Vous vous en doutez, les détectives ont connu des histoires assez belles. Elles vont des plus mignonnes aux plus farfelues, comme nous les raconte Hercule : « Pour une recherche de personne, j’ai aidé quelqu’un à retrouver son père qu’il n’avait pas vu depuis 20 ans. Ça a fonctionné, ils se sont vus et ils m’ont envoyé une photo quand ils se sont revus. C’était beau ». Dans la partie moins romantique : « J’ai surveillé 5 jours quelqu’un. C’était un peu atypique, c’était en Suisse. Le type était marié, il habitait chez sa maîtresse, il avait son nom collé sur la boîte aux lettres de sa maîtresse et pendant qu’il était chez elle, il sortait en boîte pour draguer d’autres femmes.» décrit Hercule. Don Juan a clairement peur pour sa carrière. Maintenant, imaginez devoir annoncer cette nouvelle aux personnes qui vous ont sollicité. C’est aussi une partie ingrate du travail, comme nous le dit Nestor : « Quand on doit annoncer à quelqu’un un adultère, on prend des pincettes. On écoute beaucoup les gens, on accompagne. Parfois ce qu’on annonce a des conséquences graves sur des familles, sur des couples… Il ne faut pas donner un rapport comme ça, il faut accompagner un peu. »

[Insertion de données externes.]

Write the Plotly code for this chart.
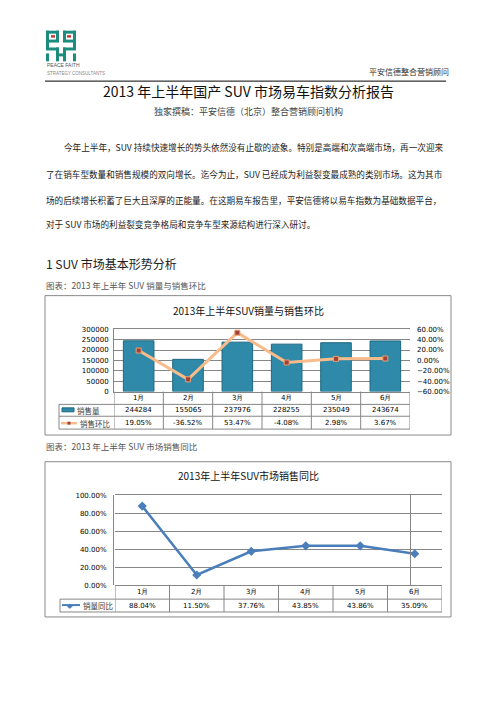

« Le détective voyage quand même dans les zones grises des relations humaines. Arnaques, mensonges, tromperies… «
Mais pour Hercule, leur travail fait aussi un grand bien : « J’ai déjà une cliente qui m’a dit que mon intervention valait 10 séances de psy tellement ça l’a rassurée dans son anxiété. D’autres fois, il faut convaincre les personnes qu’il n’y a rien, mais elles ne veulent pas lâcher ». Alors, le détective est-il le bon ou la brute dans cette histoire ? Hercule finit par nous dire que son métier est souvent source de curiosité admirative, mais dans l’univers du droit, les détectives sont encore mal perçus : « Les juges ou les avocats ont tendance à nous prendre comme des hommes de main, des ripoux. Ça vient du fait qu’avant, beaucoup de gens escroquaient en passant des heures en filatures non justifiées. Ils profitaient de la détresse des gens pour leur facturer des journées ». Finalement, ce côté un peu Al Pacino ne finirait que par rajouter un charme à ce métier déjà bien mystérieux. Quoi qu’il en soit, bon ou mauvais, le mythe persiste alors qu’on déchaînera encore nos passions en lisant un bon vieux Philipp Marlowe, ou entendant le saxo de Nestor Burma (RIP Guy Marchand).